FOME
Opinião
Sábia quem me disse que Fome não seria um filme fácil. Que era preciso assistir descansada, em tela grande. Tinha razão. É preciso. O que eu não sabia era que este filme em branco e preto, com jeito de documentário, árduo e cruel na lida humana, seria um deleite das palavras.

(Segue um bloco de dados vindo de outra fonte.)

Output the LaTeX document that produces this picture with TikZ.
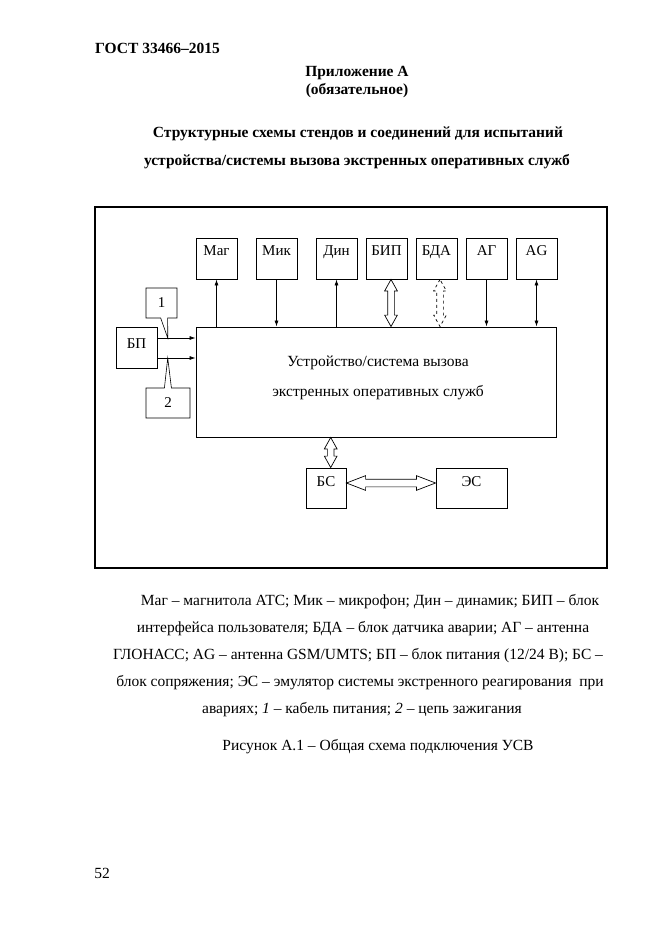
\documentclass[tikz,border=0pt]{standalone}
\usepackage{fontspec}
\setmainfont{Liberation Serif}
\usetikzlibrary{calc, positioning, arrows.meta, shapes.arrows, shapes.callouts}

\begin{document}
\begin{tikzpicture}[x=1pt, y=-1pt, >={Latex[length=6pt, width=4pt]},
  blk/.style={draw, line width=0.9pt, minimum width=41pt, minimum height=41pt, inner sep=0pt,
    text height=10pt, text depth=16pt, font=\fontsize{15}{16}\selectfont},
  txt/.style={font=\fontsize{15.5}{17}\selectfont},
  hdr/.style={font=\bfseries\fontsize{15.5}{17}\selectfont},
  lnk/.style={->, line width=0.7pt},
  fat/.style={double arrow, draw, line width=0.7pt, inner xsep=0pt, inner ysep=3pt,
    double arrow head extend=3pt, double arrow tip angle=58},
  call/.style={rectangle callout, draw, line width=0.6pt, inner sep=0pt, callout pointer width=7pt,
    font=\fontsize{15}{16}\selectfont}]
  \useasboundingbox (0,0) rectangle (661,935);

  % headings
  \node[hdr, anchor=west, inner sep=0pt] (gost) at (95,48) {ГОСТ 33466–2015};
  \node[hdr] (pril) at (357,73) {Приложение А};
  \node[hdr] (obyaz) at (357,91) {(обязательное)};
  \node[hdr] (title1) at (358,134) {Структурные схемы стендов и соединений для испытаний};
  \node[hdr] (title2) at (357,162) {устройства/системы вызова экстренных оперативных служб};

  % frame
  \draw[line width=1.2pt] (95,207) rectangle (607,568);

  % top blocks
  \node[blk] (mag) at (216.5,258.5) {Маг};
  \node[blk] (mik) at (276.5,258.5) {Мик};
  \node[blk] (din) at (336.5,258.5) {Дин};
  \node[blk] (bip) at (386.5,258.5) {БИП};
  \node[blk] (bda) at (436.5,258.5) {БДА};
  \node[blk] (ag) at (486.5,258.5) {АГ};
  \node[blk] (gsm) at (536.5,258.5) {AG};

  % main unit
  \node[draw, line width=0.9pt, minimum width=360pt, minimum height=110pt] (usv) at (376,382) {};
  \node[align=center, font=\fontsize{15.5}{30}\selectfont] (usvtxt) at (378,378)
    {Устройство/система вызова\\экстренных оперативных служб};

  % power supply
  \node[blk, text depth=8pt] (bp) at (136.5,347.5) {БП};

  % bottom blocks
  \node[blk, minimum width=40pt, minimum height=40pt, text depth=13pt] (bs) at (326,488) {БС};
  \node[blk, minimum width=71pt, minimum height=40pt, text depth=13pt] (es) at (471.5,488) {ЭС};

  % links
  \draw[lnk] (usv.north -| mag) -- (mag.south);
  \draw[lnk] (mik.south) -- (mik.south |- usv.north);
  \draw[lnk] (usv.north -| din) -- (din.south);
  \path let \p1=([xshift=4.5pt]bip.south), \p2=(\p1 |- usv.north) in
    node[fat, rotate=90, minimum height={veclen(\x2-\x1,\y2-\y1)}] (fbip) at ($(\p1)!.5!(\p2)$) {};
  \path let \p1=([xshift=3.5pt]bda.south), \p2=(\p1 |- usv.north) in
    node[fat, dashed, rotate=90, minimum height={veclen(\x2-\x1,\y2-\y1)}] (fbda) at ($(\p1)!.5!(\p2)$) {};
  \draw[lnk] (ag.south) -- (ag.south |- usv.north);
  \draw[lnk, <->] (gsm.south) -- (gsm.south |- usv.north);

  \draw[lnk] ([yshift=9.5pt]bp.east) coordinate (k1) -- (k1 -| usv.west);
  \draw[lnk] ([yshift=-10.5pt]bp.east) coordinate (k2) -- (k2 -| usv.west);
  \coordinate (p1) at ($(k1)!0.27!(k1 -| usv.west)$);
  \coordinate (p2) at ($(k2)!0.27!(k2 -| usv.west)$);
  \node[call, minimum width=31pt, minimum height=30pt, callout absolute pointer={(p1)}] (c1) at (161.5,303) {1};
  \node[call, minimum width=44pt, minimum height=30pt, callout absolute pointer={(p2)}] (c2) at (168,403) {2};

  \path let \p1=([xshift=4.7pt]bs.north), \p2=(\p1 |- usv.south) in
    node[fat, rotate=90, minimum height={veclen(\x2-\x1,\y2-\y1)}] (fbs) at ($(\p1)!.5!(\p2)$) {};
  \path let \p1=([yshift=5pt]bs.east), \p2=([yshift=5pt]es.west) in
    node[fat, inner ysep=3.5pt, double arrow head extend=3.5pt, double arrow tip angle=42,
      minimum height={veclen(\x2-\x1,\y2-\y1)}] (fes) at ($(\p1)!.5!(\p2)$) {};

  % legend
  \node[txt] (leg1) at (370,601.5) {Маг – магнитола АТС; Мик – микрофон; Дин – динамик; БИП – блок};
  \node[txt] (leg2) at (363,628.5) {интерфейса пользователя; БДА – блок датчика аварии; АГ – антенна};
  \node[txt] (leg3) at (358,655.5) {ГЛОНАСС; AG – антенна GSM/UMTS; БП – блок питания (12/24 В); БС –};
  \node[txt] (leg4) at (360,682.5) {блок сопряжения; ЭС – эмулятор системы экстренного реагирования\ \ при};
  \node[txt] (leg5) at (362,709.5) {авариях; \textit{1} – кабель питания; \textit{2} – цепь зажигания};
  \node[txt] (cap) at (378,747) {Рисунок А.1 – Общая схема подключения УСВ};

  \node[txt] (page) at (102,873) {52};
\end{tikzpicture}
\end{document}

Um velho homem velho – não só de idade, mas de espírito – abandona a vida acadêmica para viver na rua. Não se vitimizar, apenas escolhe, liberta-se. Não aceita ser tratado como coitado. Alfineta quem tem pena; peita quem o desafia. Mas canta, em francês, com a estudante que vai entrevistá-lo. Cheio de fome de liberdade, critica quem vê a fome como algo só físico. A sociedade rasa. A hipocrisia fantasiada de misericórdia.
Enquanto ele perambula pelo centro de São Paulo, lembrei-me de Estamira, a senhora que foi protagonista do documentário homônimo (2004), de Marcos Prado. É como se o velho homem velho e cansado também existisse. Aliás, ele é a personificação dessa grande população sem identidade. Estamira, catadora de lixo e poeta, disse que “às vezes é só resto [o que ela encontra no lixão]; às vezes vem também descuido”. É desse discutido que o velho homem quer se libertar. Do descuido próprio da natureza humana – consigo mesma e com o outro. No fim, ater-se à miséria nos dois filmes é estreitar muito a visão; proponho pensar na bonança e na riqueza do verbo, das palavras, da poesia. E da inteligência, por que não?